* JOB:
Drop the pictures, then extract the listing word for word.

%%

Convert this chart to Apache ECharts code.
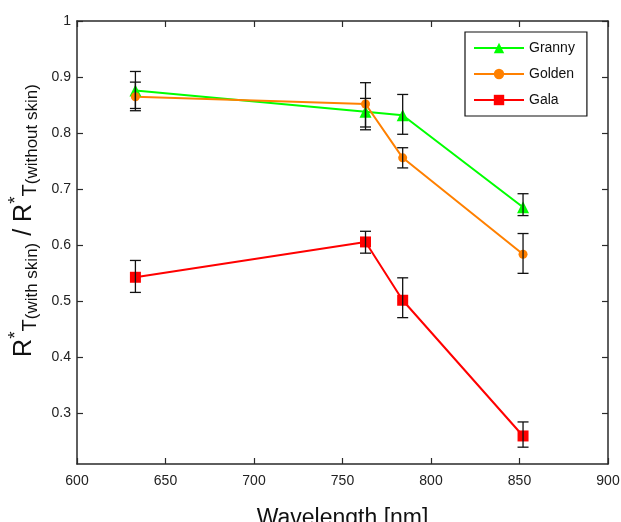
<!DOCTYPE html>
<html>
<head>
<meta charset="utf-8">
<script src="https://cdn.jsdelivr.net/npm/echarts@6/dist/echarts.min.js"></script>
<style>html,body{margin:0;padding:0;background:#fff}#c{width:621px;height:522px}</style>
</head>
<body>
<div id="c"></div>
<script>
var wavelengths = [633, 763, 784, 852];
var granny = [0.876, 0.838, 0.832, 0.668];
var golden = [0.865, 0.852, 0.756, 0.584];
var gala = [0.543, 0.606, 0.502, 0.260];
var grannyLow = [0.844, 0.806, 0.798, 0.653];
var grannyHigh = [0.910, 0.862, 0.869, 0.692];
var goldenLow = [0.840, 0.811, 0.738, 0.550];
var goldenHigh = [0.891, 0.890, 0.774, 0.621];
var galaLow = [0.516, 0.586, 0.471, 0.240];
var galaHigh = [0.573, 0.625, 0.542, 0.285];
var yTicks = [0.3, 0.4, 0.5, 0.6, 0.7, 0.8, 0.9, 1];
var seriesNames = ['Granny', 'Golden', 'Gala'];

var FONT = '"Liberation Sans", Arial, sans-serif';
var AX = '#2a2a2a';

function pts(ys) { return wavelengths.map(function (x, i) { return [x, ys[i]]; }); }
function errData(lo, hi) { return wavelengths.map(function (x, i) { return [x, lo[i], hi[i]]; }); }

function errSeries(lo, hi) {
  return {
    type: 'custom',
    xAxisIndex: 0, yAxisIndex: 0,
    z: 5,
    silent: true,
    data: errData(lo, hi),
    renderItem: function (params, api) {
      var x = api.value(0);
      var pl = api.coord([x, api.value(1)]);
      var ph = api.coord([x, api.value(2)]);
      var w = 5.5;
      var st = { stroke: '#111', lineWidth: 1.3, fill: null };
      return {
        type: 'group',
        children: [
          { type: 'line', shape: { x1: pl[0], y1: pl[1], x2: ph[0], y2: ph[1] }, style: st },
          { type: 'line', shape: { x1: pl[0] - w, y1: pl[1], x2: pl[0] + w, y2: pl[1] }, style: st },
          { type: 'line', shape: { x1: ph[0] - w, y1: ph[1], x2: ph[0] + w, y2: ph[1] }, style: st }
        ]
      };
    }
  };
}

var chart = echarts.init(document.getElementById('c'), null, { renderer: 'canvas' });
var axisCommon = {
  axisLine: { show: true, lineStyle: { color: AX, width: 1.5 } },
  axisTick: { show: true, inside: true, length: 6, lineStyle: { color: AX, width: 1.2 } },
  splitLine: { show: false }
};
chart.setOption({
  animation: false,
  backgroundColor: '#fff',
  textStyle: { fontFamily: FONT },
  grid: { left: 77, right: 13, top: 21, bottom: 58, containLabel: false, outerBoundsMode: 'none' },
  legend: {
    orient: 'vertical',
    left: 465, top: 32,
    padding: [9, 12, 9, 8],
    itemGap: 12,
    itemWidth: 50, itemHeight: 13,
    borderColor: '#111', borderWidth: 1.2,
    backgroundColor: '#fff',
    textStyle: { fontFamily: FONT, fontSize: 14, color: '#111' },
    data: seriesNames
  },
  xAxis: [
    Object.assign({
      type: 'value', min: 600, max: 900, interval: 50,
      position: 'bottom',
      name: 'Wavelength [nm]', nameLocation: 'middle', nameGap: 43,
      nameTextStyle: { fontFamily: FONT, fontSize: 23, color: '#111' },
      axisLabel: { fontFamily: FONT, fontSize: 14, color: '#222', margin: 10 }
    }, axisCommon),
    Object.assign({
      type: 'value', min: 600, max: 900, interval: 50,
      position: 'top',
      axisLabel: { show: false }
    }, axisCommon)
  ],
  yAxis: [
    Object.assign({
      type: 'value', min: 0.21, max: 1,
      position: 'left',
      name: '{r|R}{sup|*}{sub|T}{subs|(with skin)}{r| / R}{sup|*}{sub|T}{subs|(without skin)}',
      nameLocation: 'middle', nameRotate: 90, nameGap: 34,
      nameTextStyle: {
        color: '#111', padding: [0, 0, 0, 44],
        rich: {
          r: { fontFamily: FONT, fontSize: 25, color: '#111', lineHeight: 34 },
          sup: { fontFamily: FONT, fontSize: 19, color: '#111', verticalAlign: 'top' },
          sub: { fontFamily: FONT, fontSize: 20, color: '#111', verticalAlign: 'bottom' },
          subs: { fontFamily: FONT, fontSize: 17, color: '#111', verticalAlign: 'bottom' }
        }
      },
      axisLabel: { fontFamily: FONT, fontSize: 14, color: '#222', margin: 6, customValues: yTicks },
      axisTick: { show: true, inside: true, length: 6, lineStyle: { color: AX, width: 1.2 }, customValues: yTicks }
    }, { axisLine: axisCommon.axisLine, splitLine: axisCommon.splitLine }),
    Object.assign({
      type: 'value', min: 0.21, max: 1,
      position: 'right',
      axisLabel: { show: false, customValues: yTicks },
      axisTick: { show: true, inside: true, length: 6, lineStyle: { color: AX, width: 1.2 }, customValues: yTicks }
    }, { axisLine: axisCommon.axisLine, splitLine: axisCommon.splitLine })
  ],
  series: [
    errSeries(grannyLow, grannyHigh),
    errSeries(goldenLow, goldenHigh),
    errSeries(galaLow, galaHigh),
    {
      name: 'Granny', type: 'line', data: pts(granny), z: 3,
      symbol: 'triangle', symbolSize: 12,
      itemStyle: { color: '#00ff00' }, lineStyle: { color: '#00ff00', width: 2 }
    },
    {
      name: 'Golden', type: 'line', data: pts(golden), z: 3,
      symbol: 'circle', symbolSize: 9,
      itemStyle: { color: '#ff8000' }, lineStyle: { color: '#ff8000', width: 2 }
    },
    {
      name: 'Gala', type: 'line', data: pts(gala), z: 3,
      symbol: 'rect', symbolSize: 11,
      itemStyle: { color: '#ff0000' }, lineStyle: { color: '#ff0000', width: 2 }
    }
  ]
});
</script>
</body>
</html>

%%

* RESULT OF THE TASK:
Convert this chart to Apache ECharts code.
<!DOCTYPE html>
<html>
<head>
<meta charset="utf-8">
<script src="https://cdn.jsdelivr.net/npm/echarts@6/dist/echarts.min.js"></script>
<style>html,body{margin:0;padding:0;background:#fff}#c{width:621px;height:522px}</style>
</head>
<body>
<div id="c"></div>
<script>
var wavelengths = [633, 763, 784, 852];
var granny = [0.876, 0.838, 0.832, 0.668];
var golden = [0.865, 0.852, 0.756, 0.584];
var gala = [0.543, 0.606, 0.502, 0.260];
var grannyLow = [0.844, 0.806, 0.798, 0.653];
var grannyHigh = [0.910, 0.862, 0.869, 0.692];
var goldenLow = [0.840, 0.811, 0.738, 0.550];
var goldenHigh = [0.891, 0.890, 0.774, 0.621];
var galaLow = [0.516, 0.586, 0.471, 0.240];
var galaHigh = [0.573, 0.625, 0.542, 0.285];
var yTicks = [0.3, 0.4, 0.5, 0.6, 0.7, 0.8, 0.9, 1];
var seriesNames = ['Granny', 'Golden', 'Gala'];

var FONT = '"Liberation Sans", Arial, sans-serif';
var AX = '#2a2a2a';

function pts(ys) { return wavelengths.map(function (x, i) { return [x, ys[i]]; }); }
function errData(lo, hi) { return wavelengths.map(function (x, i) { return [x, lo[i], hi[i]]; }); }

function errSeries(lo, hi) {
  return {
    type: 'custom',
    xAxisIndex: 0, yAxisIndex: 0,
    z: 5,
    silent: true,
    data: errData(lo, hi),
    renderItem: function (params, api) {
      var x = api.value(0);
      var pl = api.coord([x, api.value(1)]);
      var ph = api.coord([x, api.value(2)]);
      var w = 5.5;
      var st = { stroke: '#111', lineWidth: 1.3, fill: null };
      return {
        type: 'group',
        children: [
          { type: 'line', shape: { x1: pl[0], y1: pl[1], x2: ph[0], y2: ph[1] }, style: st },
          { type: 'line', shape: { x1: pl[0] - w, y1: pl[1], x2: pl[0] + w, y2: pl[1] }, style: st },
          { type: 'line', shape: { x1: ph[0] - w, y1: ph[1], x2: ph[0] + w, y2: ph[1] }, style: st }
        ]
      };
    }
  };
}

var chart = echarts.init(document.getElementById('c'), null, { renderer: 'canvas' });
var axisCommon = {
  axisLine: { show: true, lineStyle: { color: AX, width: 1.5 } },
  axisTick: { show: true, inside: true, length: 6, lineStyle: { color: AX, width: 1.2 } },
  splitLine: { show: false }
};
chart.setOption({
  animation: false,
  backgroundColor: '#fff',
  textStyle: { fontFamily: FONT },
  grid: { left: 77, right: 13, top: 21, bottom: 58, containLabel: false, outerBoundsMode: 'none' },
  legend: {
    orient: 'vertical',
    left: 465, top: 32,
    padding: [9, 12, 9, 8],
    itemGap: 12,
    itemWidth: 50, itemHeight: 13,
    borderColor: '#111', borderWidth: 1.2,
    backgroundColor: '#fff',
    textStyle: { fontFamily: FONT, fontSize: 14, color: '#111' },
    data: seriesNames
  },
  xAxis: [
    Object.assign({
      type: 'value', min: 600, max: 900, interval: 50,
      position: 'bottom',
      name: 'Wavelength [nm]', nameLocation: 'middle', nameGap: 43,
      nameTextStyle: { fontFamily: FONT, fontSize: 23, color: '#111' },
      axisLabel: { fontFamily: FONT, fontSize: 14, color: '#222', margin: 10 }
    }, axisCommon),
    Object.assign({
      type: 'value', min: 600, max: 900, interval: 50,
      position: 'top',
      axisLabel: { show: false }
    }, axisCommon)
  ],
  yAxis: [
    Object.assign({
      type: 'value', min: 0.21, max: 1,
      position: 'left',
      name: '{r|R}{sup|*}{sub|T}{subs|(with skin)}{r| / R}{sup|*}{sub|T}{subs|(without skin)}',
      nameLocation: 'middle', nameRotate: 90, nameGap: 34,
      nameTextStyle: {
        color: '#111', padding: [0, 0, 0, 44],
        rich: {
          r: { fontFamily: FONT, fontSize: 25, color: '#111', lineHeight: 34 },
          sup: { fontFamily: FONT, fontSize: 19, color: '#111', verticalAlign: 'top' },
          sub: { fontFamily: FONT, fontSize: 20, color: '#111', verticalAlign: 'bottom' },
          subs: { fontFamily: FONT, fontSize: 17, color: '#111', verticalAlign: 'bottom' }
        }
      },
      axisLabel: { fontFamily: FONT, fontSize: 14, color: '#222', margin: 6, customValues: yTicks },
      axisTick: { show: true, inside: true, length: 6, lineStyle: { color: AX, width: 1.2 }, customValues: yTicks }
    }, { axisLine: axisCommon.axisLine, splitLine: axisCommon.splitLine }),
    Object.assign({
      type: 'value', min: 0.21, max: 1,
      position: 'right',
      axisLabel: { show: false, customValues: yTicks },
      axisTick: { show: true, inside: true, length: 6, lineStyle: { color: AX, width: 1.2 }, customValues: yTicks }
    }, { axisLine: axisCommon.axisLine, splitLine: axisCommon.splitLine })
  ],
  series: [
    errSeries(grannyLow, grannyHigh),
    errSeries(goldenLow, goldenHigh),
    errSeries(galaLow, galaHigh),
    {
      name: 'Granny', type: 'line', data: pts(granny), z: 3,
      symbol: 'triangle', symbolSize: 12,
      itemStyle: { color: '#00ff00' }, lineStyle: { color: '#00ff00', width: 2 }
    },
    {
      name: 'Golden', type: 'line', data: pts(golden), z: 3,
      symbol: 'circle', symbolSize: 9,
      itemStyle: { color: '#ff8000' }, lineStyle: { color: '#ff8000', width: 2 }
    },
    {
      name: 'Gala', type: 'line', data: pts(gala), z: 3,
      symbol: 'rect', symbolSize: 11,
      itemStyle: { color: '#ff0000' }, lineStyle: { color: '#ff0000', width: 2 }
    }
  ]
});
</script>
</body>
</html>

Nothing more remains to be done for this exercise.